* Problem requirements: Pick out every line of the entries below where "this" occurs, and copy those lines.

* Data entries:

--------------------------------

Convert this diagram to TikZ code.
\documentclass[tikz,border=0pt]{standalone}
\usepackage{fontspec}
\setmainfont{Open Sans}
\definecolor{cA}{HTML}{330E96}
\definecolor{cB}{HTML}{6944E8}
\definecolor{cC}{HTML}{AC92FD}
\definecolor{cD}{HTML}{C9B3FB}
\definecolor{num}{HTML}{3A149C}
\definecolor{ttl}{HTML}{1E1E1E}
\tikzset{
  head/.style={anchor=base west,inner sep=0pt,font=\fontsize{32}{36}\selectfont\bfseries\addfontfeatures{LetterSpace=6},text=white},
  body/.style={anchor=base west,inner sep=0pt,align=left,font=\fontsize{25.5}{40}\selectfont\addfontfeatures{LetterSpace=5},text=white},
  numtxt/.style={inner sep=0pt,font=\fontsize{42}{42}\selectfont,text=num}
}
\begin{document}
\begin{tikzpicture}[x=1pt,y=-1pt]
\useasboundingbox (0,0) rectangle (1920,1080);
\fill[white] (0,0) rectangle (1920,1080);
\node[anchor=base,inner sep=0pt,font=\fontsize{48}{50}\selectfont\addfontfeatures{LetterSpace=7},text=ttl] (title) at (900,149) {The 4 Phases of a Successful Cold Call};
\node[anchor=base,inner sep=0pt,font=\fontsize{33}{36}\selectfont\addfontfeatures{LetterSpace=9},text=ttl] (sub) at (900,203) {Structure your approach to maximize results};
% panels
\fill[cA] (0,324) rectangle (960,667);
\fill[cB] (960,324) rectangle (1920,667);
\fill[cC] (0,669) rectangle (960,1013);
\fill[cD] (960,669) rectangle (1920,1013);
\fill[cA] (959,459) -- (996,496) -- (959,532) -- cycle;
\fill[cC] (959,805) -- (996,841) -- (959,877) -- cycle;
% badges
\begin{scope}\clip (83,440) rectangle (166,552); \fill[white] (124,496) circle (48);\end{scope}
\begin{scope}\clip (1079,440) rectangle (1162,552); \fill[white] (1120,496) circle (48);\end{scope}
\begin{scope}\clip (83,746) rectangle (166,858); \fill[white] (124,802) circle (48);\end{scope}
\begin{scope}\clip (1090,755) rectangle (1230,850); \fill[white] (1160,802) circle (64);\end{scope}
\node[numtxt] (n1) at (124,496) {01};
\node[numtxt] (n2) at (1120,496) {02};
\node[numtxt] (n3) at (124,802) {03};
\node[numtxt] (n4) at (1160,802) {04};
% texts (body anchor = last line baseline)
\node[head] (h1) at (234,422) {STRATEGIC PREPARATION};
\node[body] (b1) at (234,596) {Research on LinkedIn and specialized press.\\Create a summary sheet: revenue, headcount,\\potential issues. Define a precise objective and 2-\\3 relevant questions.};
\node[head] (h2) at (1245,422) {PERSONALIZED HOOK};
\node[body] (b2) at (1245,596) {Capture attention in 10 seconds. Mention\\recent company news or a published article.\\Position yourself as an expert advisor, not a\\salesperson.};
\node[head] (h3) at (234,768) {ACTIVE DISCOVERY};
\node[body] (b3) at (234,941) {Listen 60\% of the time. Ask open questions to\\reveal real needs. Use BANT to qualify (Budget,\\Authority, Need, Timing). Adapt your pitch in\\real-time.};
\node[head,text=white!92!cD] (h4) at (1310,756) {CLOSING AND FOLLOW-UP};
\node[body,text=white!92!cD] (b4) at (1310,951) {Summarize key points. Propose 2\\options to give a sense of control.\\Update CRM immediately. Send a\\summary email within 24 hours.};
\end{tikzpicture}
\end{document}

--------------------------------

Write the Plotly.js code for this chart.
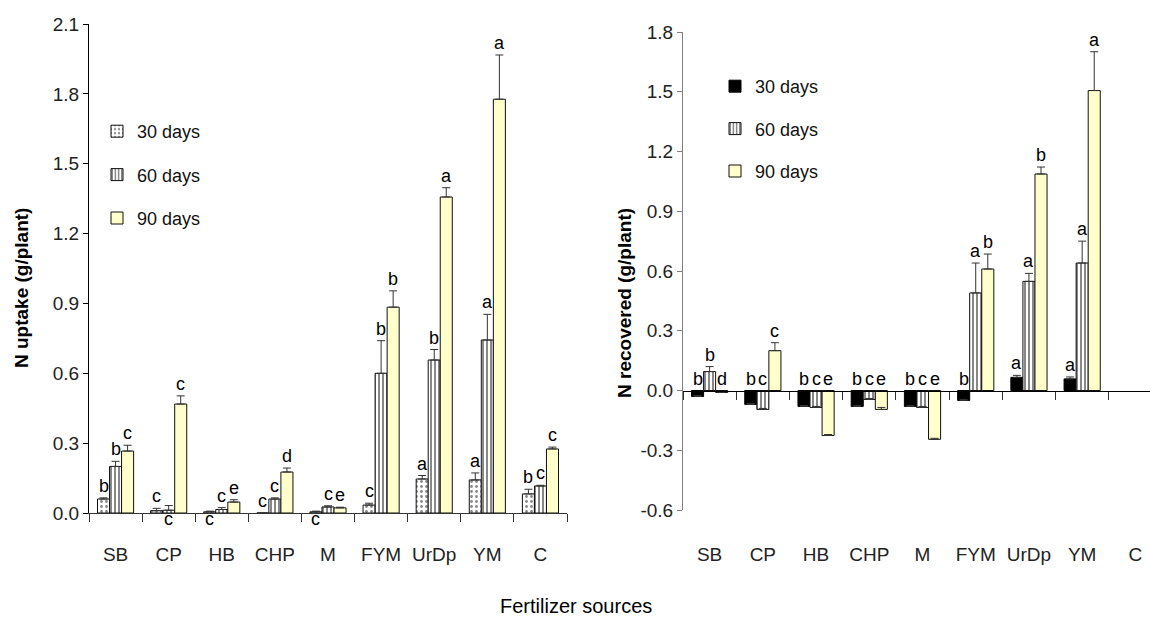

--------------------------------

* Output of the task:
Convert this diagram to TikZ code.
Write the Plotly.js code for this chart.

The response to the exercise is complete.